12 of 12 people found the following review helpful
4.0 out of 5 stars Communion and Otherness, 11 Sep 2007
In 1985 John Zizioulas gave us Being As Communion, now twenty years later, Zizioulas offers us Communion and Otherness, which is in many ways a companion and sequel to his earlier work. The book is in part a difficult read and in others Zizioulas at his most accessible. Chapters 2 ('On being a person') and 4 ('The Trinity and personhood') are fantastic introductions to Zizioulas' reading of the Cappadocians and his ontological understanding of personhood. This is where to begin with Zizioulas and in my opinion a great place to start if trying to understand the doctrine of Trinity. (Both these papers were originally published in the Research Institute for Systematic Theology books Persons, Divine and Human and Trinitarian Theology Today).

The first chapter 'On Being Other' is a long and difficult read, which I guess is first because it discusses the book's title of communion and otherness - How are they reconciled? What are implications of a theology of otherness for the doctrine of God, creation, Christ, church and the human being?
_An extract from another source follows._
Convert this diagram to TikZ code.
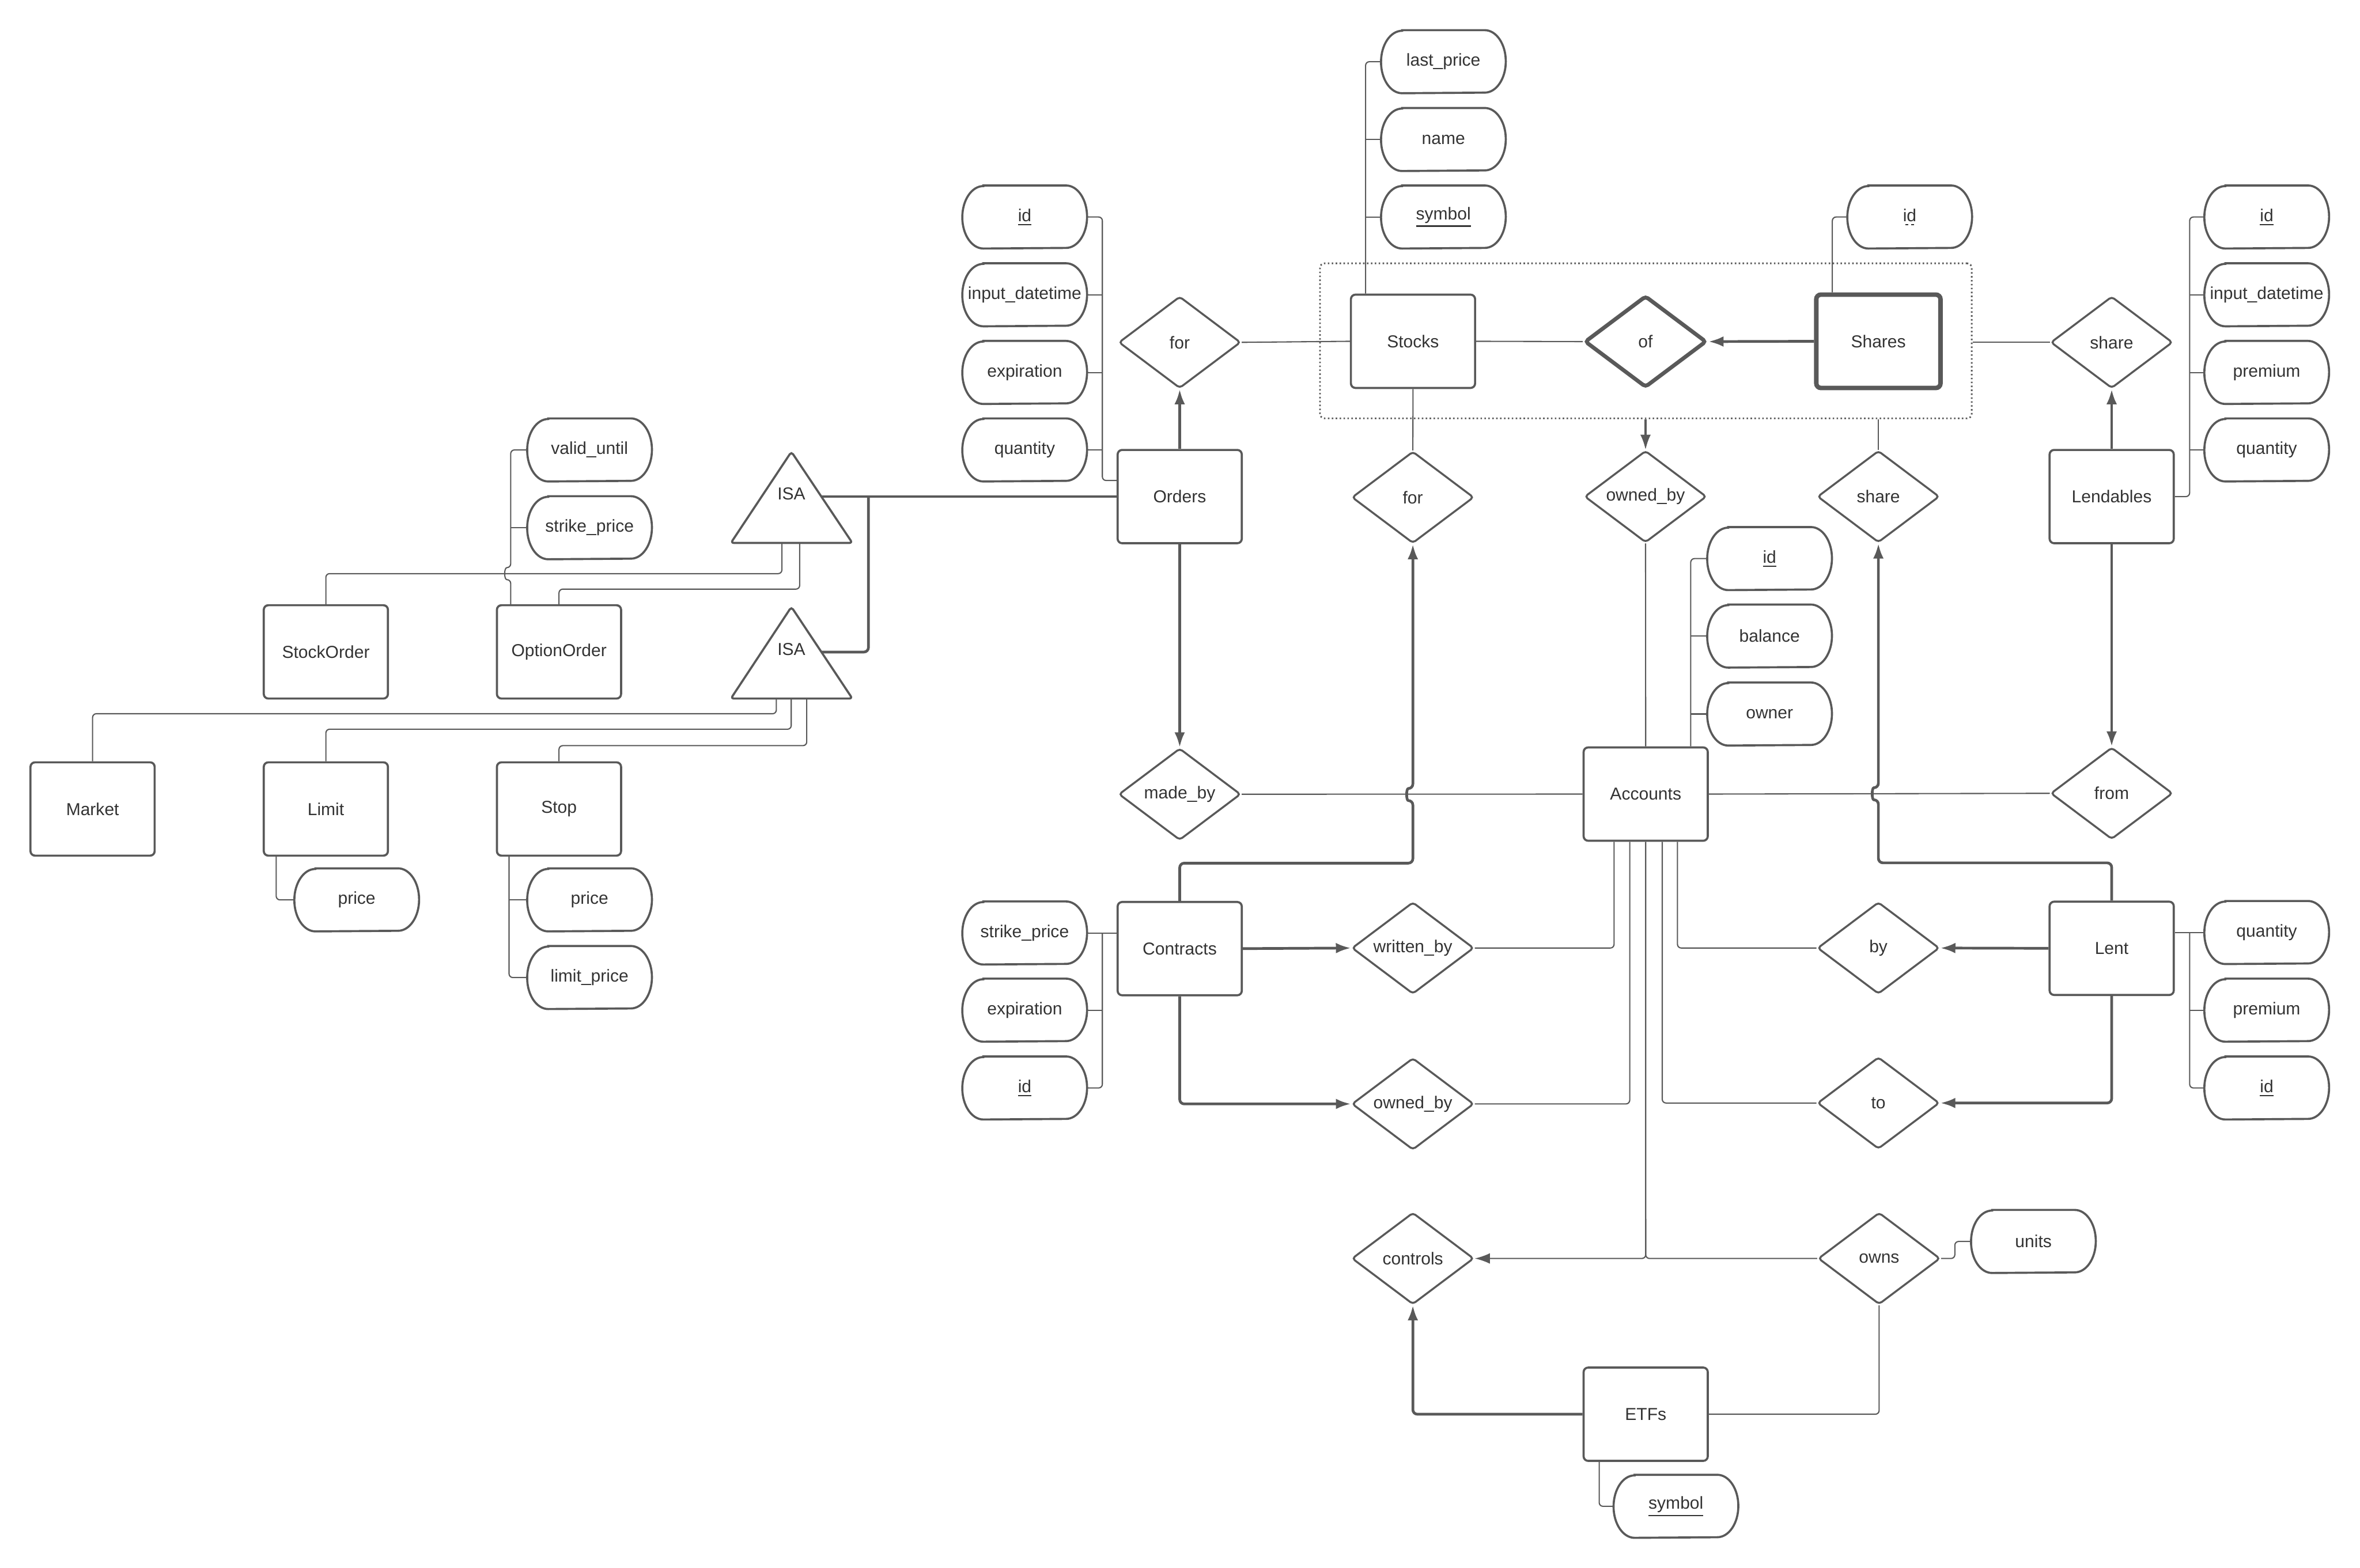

I found the most interesting chapter was chapter 3, 'The Father as Cause' where Zizioulas attempts to defend and rebut criticisms that his assertion that the Father is the cause of Trinity is problematic. In particular he is responding to the objections raised by Alan Torrance in his monograph Persons in Communion (T & T Clark, 1996), where, although appreciative of some aspects of Zizioulas' theology, Torrance is unconvinced by Zizioulas' description. Zizioulas responds by first saying that 'Father' is a relational term and so it is 'impossible to make the Father ontologically ultimate without, at the same time, making communion primordial' (p.126), that is, we cannot speak about the Father without also speaking of the Son and the Spirit. Zizioulas thinks the problem with Torrance and others is we still tend to understand 'person' in a individualistic way rather than a relational way (p.127). Second, he says 'causal language ... refers to the how, not to the what of God' (p.128), that is, the Father does not give ousia ('being') to the Son or the Spirit, but the personal origin of the Son and the Spirit is from the Father. Third, Zizioulas says there is a taxis or ordering in the Trinity and so we find that 'Every movement in God, ad extra as well as ad intra, begins with the Father and ends with him' (p.138). It is perhaps helpful to understand Zizioulas here with a longer quote:

It is only when divine nature is somehow confused with the person of the Father, and personal causation with a process of imparting of divine nature by the Father to the other two persons, that the equality of the Trinitarian persons as fully divine is put at risk ... Divine nature does not exist prior to the divine persons, as a sort of possession of the Father who grants it to the other persons ... Divine nature exists only when and as the Trinity emerges, and it is for this reason that it is not 'possessed' by any person in advance (p.140).

This reader finds Zizioulas' argument a convincing case, although interestingly Colin Gunton joins the conversation in his chapter in The Theology of John Zizioulas (Ashgate, 2007) where he is in agreement with Zizioulas, but suggests that while recognising the Father as the cause, we also acknowledge that it is 'the Spirit is the one who, to use Basil's words, "completes the divine and blessed Trinity"' (Gunton, 2007, 103).

John Zizioulas is always a challenging, but rewarding read. His theology of personhood and the implications it has for the doctrine of the Trinity, the church, the human being are difficult to match and his theology will continue to be one that others find helpful. He has done us a great service in drawing Western theology back to the Cappadocian Fathers. Communion and Otherness will surely join Being as Communion as a much read and much quoted book.